The Danish FSA and DORA: What should organizations expect?
The Danish FSA has made it very clear that DORA will be a key theme of its supervisory activities from 2025. This applies to inspections, thematic reviews and the ongoing risk assessment.
Already in 2025, many organizations will face questions about status and readiness. The Danish FSA expects organizations to be able to:
- Document IT risk and incident management policies and testing
- Explain governance and roles
- Display classification of suppliers and content of contracts
- Document the execution and results of tests and scenarios
- Verify that reporting and follow-up are genuinely rooted in Management.
The Danish FSA is taking an active part in the European collaboration and will adhere to the joint guidelines issued by the EBA, ESMA, and EIOPA. In addition, Denmark will be responsible for the supervision of critical third-party providers in the Danish market.
What are the consequences of not being ready?

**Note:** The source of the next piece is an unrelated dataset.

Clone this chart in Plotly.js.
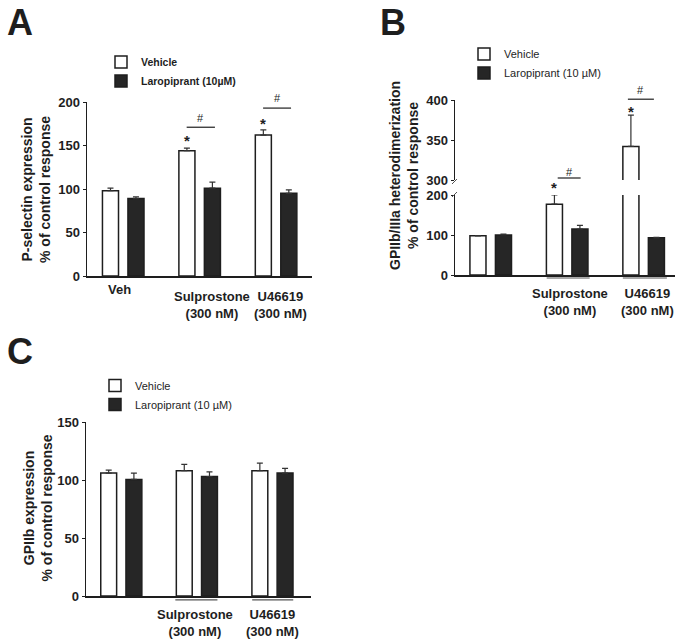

DORA provides authorities with even more options in terms of orders and responses. Non-compliance may result in:
- Formal orders
- Stricter supervision and higher classification of risk
- Increased capital requirements as a consequence of increased operating risk
- Reputational damage, especially if incidents are not dealt with correctly
- Doubts about Management’s effectiveness and the resilience of the organization
- Fines imposed on critical IT third-party service providers.
In practice, DORA will be used as a yardstick for future incidents and reporting. Failure to integrate the requirements may therefore have a direct impact on operations, management assessment and risk profile.
We help you move forward – without starting from zero
At Atlab FS and Conformance, we work with DORA as a practical extension of the second and third lines of defense teams you have already established. As temporary support, we provide expert knowledge and insights to craft clear, solution-oriented reports for Management, the board, and the audit committee. Moreover, our reports include an assessment of risk, time, and scope, which provides you with a clear overview of the simple and less time-consuming adjustments as well as the major, more complex adjustments.
We will use your existing control and audit framework as our starting point and make a direct connection to the DORA requirements. This enables us to identify gaps quickly, prioritize the most critical areas, and provide you with a concrete picture of what it will take to ensure timely and proportionate compliance. The objective is determined by your risk profile and level of ambition, factoring in your desired resilience, overview, and readiness for a supervisory review.
Our review includes ICT risk management, asset registration, preparedness, incident management, and testing of your recovery setup. We will look at supplier management and contracts, roles and responsibilities in case of incidents, and your ability to document it all; not just in a report, but in practice.
The process is divided into four phases. First, we map your status using a questionnaire (questionnaire app) and targeted interviews. Then, we prepare an overall assessment focusing on risks, measures required, and the effort it will realistically take. Following this, we provide you with concrete initiatives for closing the gaps, both in terms of governance and documentation. Finally, we make sure that Management achieves the overview and reporting needed to gain insight and respond in a timely and secure manner.
Everything will be customized to your organization’s size, risk profile and current maturity level. We build no more than what is needed. But we build enough to make you well-prepared for the Danish FSA’s inspection of your business.